Now new information out of Atlassian indicates that the original statements were not entirely accurate. While there was indeed no breach, ransomware, or outside penetration of their network, it seems that the failed maintenance script was a bit more impactful than just disabling a small number of sites. Instead, it seems that there was a communication problem between the teams performing the work that resulted in the deletion of sites for around 400 customers. The cascade of failures includes running the script in the wrong mode, permanent deletion, and with the wrong list of IDs. The list was supposed to be deactivation IDs and instead the team working it received a list of sites where the app was installed. Instead of being a simple removal of a legacy service, it turned into a massive impact for 400 organizations.

As of today, Atlassian’s status page shows that they have restored 55% of the impacted customers.
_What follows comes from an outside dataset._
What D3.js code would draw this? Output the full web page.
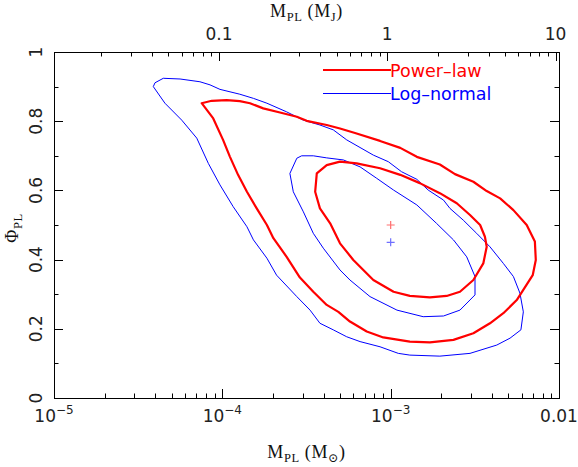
<!DOCTYPE html>
<html>
<head>
<meta charset="utf-8">
<style>
    body { margin: 0; background: #fff; }
    svg { display: block; }
    .tick-label { font-family: 'DejaVu Sans', sans-serif; font-size: 17px; fill: #222; }
    .axis-title { font-family: 'Liberation Serif', 'DejaVu Serif', serif; font-size: 18px; fill: #111; letter-spacing: 0.6px; }
    .legend { font-family: 'DejaVu Sans', sans-serif; font-size: 17.5px; }
</style>
<title>Power-law vs log-normal contours</title>
</head>
<body>
<svg width="578" height="467"></svg>
<script src="https://d3js.org/d3.v7.min.js"></script>
<script>
    // contours in (M_PL [Msun], Phi_PL)
    const powerOuterM = [7.54e-5, 8.65e-5, 1.06e-4, 1.27e-4, 1.46e-4, 1.75e-4, 2.20e-4, 2.77e-4, 3.17e-4, 4.17e-4,
        5.00e-4, 6.14e-4, 8.65e-4, 1.14e-3, 1.43e-3, 1.96e-3, 2.41e-3, 3.10e-3, 3.72e-3, 4.47e-3,
        5.36e-3, 6.43e-3, 7.19e-3, 7.28e-3, 6.98e-3, 5.61e-3, 4.67e-3, 3.89e-3, 3.10e-3, 2.36e-3,
        1.71e-3, 1.30e-3, 9.04e-4, 7.21e-4, 5.73e-4, 4.89e-4, 4.17e-4, 3.47e-4, 2.89e-4, 2.41e-4,
        2.01e-4, 1.84e-4, 1.60e-4, 1.40e-4, 1.24e-4, 1.11e-4, 1.01e-4, 8.83e-5]
    const powerOuterPhi = [0.852, 0.859, 0.861, 0.858, 0.852, 0.837, 0.825, 0.813, 0.801, 0.789,
        0.779, 0.766, 0.743, 0.723, 0.697, 0.675, 0.647, 0.625, 0.598, 0.577,
        0.543, 0.500, 0.452, 0.399, 0.355, 0.283, 0.245, 0.216, 0.187, 0.168,
        0.161, 0.163, 0.175, 0.192, 0.221, 0.249, 0.269, 0.307, 0.348, 0.408,
        0.462, 0.500, 0.548, 0.596, 0.645, 0.697, 0.746, 0.808]

    const powerInnerM = [5.00e-4, 6.28e-4, 8.65e-4, 1.14e-3, 1.49e-3, 1.96e-3, 2.47e-3, 2.96e-3, 3.40e-3, 3.63e-3,
        3.72e-3, 3.55e-3, 3.10e-3, 2.58e-3, 2.15e-3, 1.71e-3, 1.30e-3, 1.04e-3, 7.89e-4, 6.00e-4,
        5.00e-4, 4.37e-4, 3.80e-4, 3.56e-4, 3.64e-4, 4.17e-4]
    const powerInnerPhi = [0.683, 0.678, 0.664, 0.645, 0.621, 0.592, 0.563, 0.529, 0.500, 0.466,
        0.437, 0.389, 0.341, 0.307, 0.295, 0.291, 0.295, 0.307, 0.341, 0.399,
        0.447, 0.505, 0.548, 0.596, 0.649, 0.673]

    const lognormOuterM = [3.89e-5, 3.98e-5, 4.46e-5, 5.61e-5, 7.36e-5, 8.45e-5, 9.68e-5, 1.27e-4, 1.53e-4, 1.84e-4,
        2.41e-4, 3.03e-4, 3.80e-4, 4.56e-4, 5.48e-4, 7.89e-4, 9.68e-4, 1.16e-3, 1.43e-3, 1.67e-3,
        2.06e-3, 2.25e-3, 2.70e-3, 3.24e-3, 3.89e-3, 4.67e-3, 5.36e-3, 5.86e-3, 6.14e-3, 5.94e-3,
        5.12e-3, 4.27e-3, 2.96e-3, 1.96e-3, 1.30e-3, 1.11e-3, 8.65e-4, 6.58e-4, 5.48e-4, 4.56e-4,
        3.80e-4, 3.32e-4, 2.77e-4, 2.10e-4, 1.84e-4, 1.53e-4, 1.40e-4, 1.16e-4, 9.68e-5, 8.26e-5,
        7.05e-5, 5.74e-5, 4.56e-5]
    const lognormOuterPhi = [0.900, 0.911, 0.924, 0.922, 0.914, 0.905, 0.892, 0.878, 0.866, 0.852,
        0.827, 0.803, 0.789, 0.775, 0.746, 0.702, 0.683, 0.654, 0.632, 0.601,
        0.572, 0.548, 0.514, 0.476, 0.437, 0.389, 0.351, 0.303, 0.249, 0.197,
        0.173, 0.153, 0.129, 0.121, 0.124, 0.129, 0.148, 0.163, 0.177, 0.197,
        0.216, 0.254, 0.293, 0.355, 0.404, 0.457, 0.495, 0.553, 0.616, 0.678,
        0.751, 0.803, 0.852]

    const lognormInnerM = [2.96e-4, 3.47e-4, 4.17e-4, 5.24e-4, 6.58e-4, 8.26e-4, 1.04e-3, 1.43e-3, 1.87e-3, 2.36e-3,
        2.83e-3, 3.17e-3, 3.17e-3, 2.58e-3, 2.06e-3, 1.56e-3, 1.09e-3, 7.54e-4, 5.73e-4, 5.00e-4,
        3.98e-4, 3.47e-4, 3.03e-4, 2.64e-4, 2.52e-4, 2.77e-4]
    const lognormInnerPhi = [0.700, 0.700, 0.694, 0.688, 0.668, 0.635, 0.601, 0.558, 0.505, 0.457,
        0.408, 0.351, 0.298, 0.254, 0.237, 0.235, 0.254, 0.293, 0.341, 0.370,
        0.433, 0.476, 0.538, 0.596, 0.649, 0.693]

    // best fits (power-law, log-normal)
    const bestM = [1e-3, 1e-3]
    const bestPhi = [0.5, 0.45]

    const xMajor = [1e-5, 1e-4, 1e-3, 1e-2]
    const xMajorLabels = [['10', '\u22125'], ['10', '\u22124'], ['10', '\u22123'], ['0.01', '']]
    const topMajor = [0.1, 1, 10]
    const topMajorLabels = ['0.1', '1', '10']
    const yMajor = [0, 0.2, 0.4, 0.6, 0.8, 1]
    const yMajorLabels = ['0', '0.2', '0.4', '0.6', '0.8', '1']
    const yMinor = [0.1, 0.3, 0.5, 0.7, 0.9]

    const MJ_PER_MSUN = 1047.6

    let svg = d3.select('svg')
    let plotLeft = 54, plotRight = 559, plotTop = 52, plotBottom = 398
    let majorLen = 9, minorLen = 4.5

    let x = d3.scaleLog().domain([1e-5, 1e-2]).range([plotLeft, plotRight])
    let xTop = d3.scaleLog().domain(x.domain().map(d => d * MJ_PER_MSUN)).range([plotLeft, plotRight])
    let y = d3.scaleLinear().domain([0, 1]).range([plotBottom, plotTop])

    let isMajor = v => Math.abs(Math.log10(v) - Math.round(Math.log10(v))) < 1e-6

    // frame
    svg.append('rect')
        .attr('x', plotLeft + 0.5).attr('y', plotTop + 0.5)
        .attr('width', plotRight - plotLeft).attr('height', plotBottom - plotTop)
        .attr('fill', 'none').attr('stroke', '#000').attr('stroke-width', 1)

    let ticks = svg.append('g').attr('stroke', '#000').attr('stroke-width', 1)

    // bottom + top ticks
    x.ticks().forEach(v => {
        let px = Math.round(x(v)) + 0.5
        let len = isMajor(v) ? majorLen : minorLen
        ticks.append('line').attr('x1', px).attr('x2', px).attr('y1', plotBottom).attr('y2', plotBottom - len)
    })
    xTop.ticks().forEach(v => {
        let px = Math.round(xTop(v)) + 0.5
        let len = isMajor(v) ? majorLen : minorLen
        ticks.append('line').attr('x1', px).attr('x2', px).attr('y1', plotTop).attr('y2', plotTop + len)
    })

    // left + right ticks
    yMajor.concat(yMinor).forEach(v => {
        let py = Math.round(y(v)) + 0.5
        let len = yMajor.includes(v) ? majorLen : minorLen
        ticks.append('line').attr('x1', plotLeft).attr('x2', plotLeft + len).attr('y1', py).attr('y2', py)
        ticks.append('line').attr('x1', plotRight).attr('x2', plotRight - len).attr('y1', py).attr('y2', py)
    })

    // bottom labels
    xMajor.forEach((v, i) => {
        let t = svg.append('text').attr('class', 'tick-label')
            .attr('x', x(v)).attr('y', 422).attr('text-anchor', 'middle')
        t.append('tspan').text(xMajorLabels[i][0])
        if (xMajorLabels[i][1]) {
            t.append('tspan').attr('dy', -8).attr('font-size', 12).text(xMajorLabels[i][1])
        }
    })

    // top labels
    topMajor.forEach((v, i) => {
        svg.append('text').attr('class', 'tick-label')
            .attr('x', xTop(v)).attr('y', 40).attr('text-anchor', 'middle')
            .text(topMajorLabels[i])
    })

    // left labels (rotated)
    yMajor.forEach((v, i) => {
        svg.append('text').attr('class', 'tick-label')
            .attr('transform', `translate(42,${y(v)}) rotate(-90)`)
            .attr('text-anchor', 'middle')
            .text(yMajorLabels[i])
    })

    // axis titles
    function subTitle(sel, parts) {
        parts.forEach(p => {
            let ts = sel.append('tspan').text(p[0])
            if (p[1] === 'sub') ts.attr('dy', 4).attr('font-size', 12.5)
            if (p[1] === 'back') ts.attr('dy', -4)
        })
    }
    subTitle(svg.append('text').attr('class', 'axis-title')
        .attr('x', (plotLeft + plotRight) / 2).attr('y', 17).attr('text-anchor', 'middle'),
        [['M'], ['PL', 'sub'], ['\u00a0(M', 'back'], ['J', 'sub'], [')', 'back']])
    subTitle(svg.append('text').attr('class', 'axis-title')
        .attr('x', (plotLeft + plotRight) / 2).attr('y', 458).attr('text-anchor', 'middle'),
        [['M'], ['PL', 'sub'], ['\u00a0(M', 'back'], ['\u2299', 'sub'], [')', 'back']])
    subTitle(svg.append('text').attr('class', 'axis-title')
        .attr('transform', 'translate(18,228) rotate(-90)').attr('text-anchor', 'middle'),
        [['\u03a6'], ['PL', 'sub']])

    // contours
    let line = d3.line()
        .x(d => x(d[0]))
        .y(d => y(d[1]))
        .curve(d3.curveLinearClosed)

    let contours = [
        { m: lognormOuterM, phi: lognormOuterPhi, color: '#0000ff', w: 1 },
        { m: lognormInnerM, phi: lognormInnerPhi, color: '#0000ff', w: 1 },
        { m: powerOuterM, phi: powerOuterPhi, color: '#ff0000', w: 2.2 },
        { m: powerInnerM, phi: powerInnerPhi, color: '#ff0000', w: 2.2 }
    ]

    svg.append('g')
        .selectAll('path')
        .data(contours)
        .join('path')
        .attr('d', d => line(d3.zip(d.m, d.phi)))
        .attr('fill', 'none')
        .attr('stroke', d => d.color)
        .attr('stroke-width', d => d.w)
        .attr('stroke-linejoin', 'round')

    // best-fit crosses
    let crossColors = ['#ff4040', '#4040ff']
    svg.append('g')
        .selectAll('path')
        .data(d3.zip(bestM, bestPhi, crossColors))
        .join('path')
        .attr('d', d => {
            let cx = x(d[0]), cy = y(d[1])
            return `M${cx - 4},${cy}H${cx + 4}M${cx},${cy - 4}V${cy + 4}`
        })
        .attr('stroke', d => d[2])
        .attr('stroke-width', 1.2)
        .attr('opacity', 0.75)

    // legend
    let legend = [
        { label: 'Power\u2013law', color: '#ff0000', w: 2.2, y: 70 },
        { label: 'Log\u2013normal', color: '#0000ff', w: 1, y: 93.5 }
    ]
    legend.forEach(d => {
        svg.append('line')
            .attr('x1', 323).attr('x2', 391).attr('y1', d.y).attr('y2', d.y)
            .attr('stroke', d.color).attr('stroke-width', d.w)
        svg.append('text').attr('class', 'legend')
            .attr('x', 390).attr('y', d.y + 6.5)
            .attr('fill', d.color)
            .text(d.label)
    })
</script>
</body>
</html>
They still expect the full restoration to take a bit longer to complete, but state they have set up automation of the process. This automation should allow for an increased restoration pace but is probably not much consolation to the clients who are paying for Atlassian services.

The blunder comes after Atlassian made the announcement that they will no longer sell new licenses for in-prem installations and will discontinue support for on-prem in 2024. The move effectively forces the use of their cloud service. It does not instill a ton of confidence in customers to see a mistake of this magnitude happen. We hope that Atlassian puts some addition steps in place to ensure that changes made have a much lower risk of massive impact. For now, affected customers will have to wait for their services to be restored and then make their own decisions on what to do next.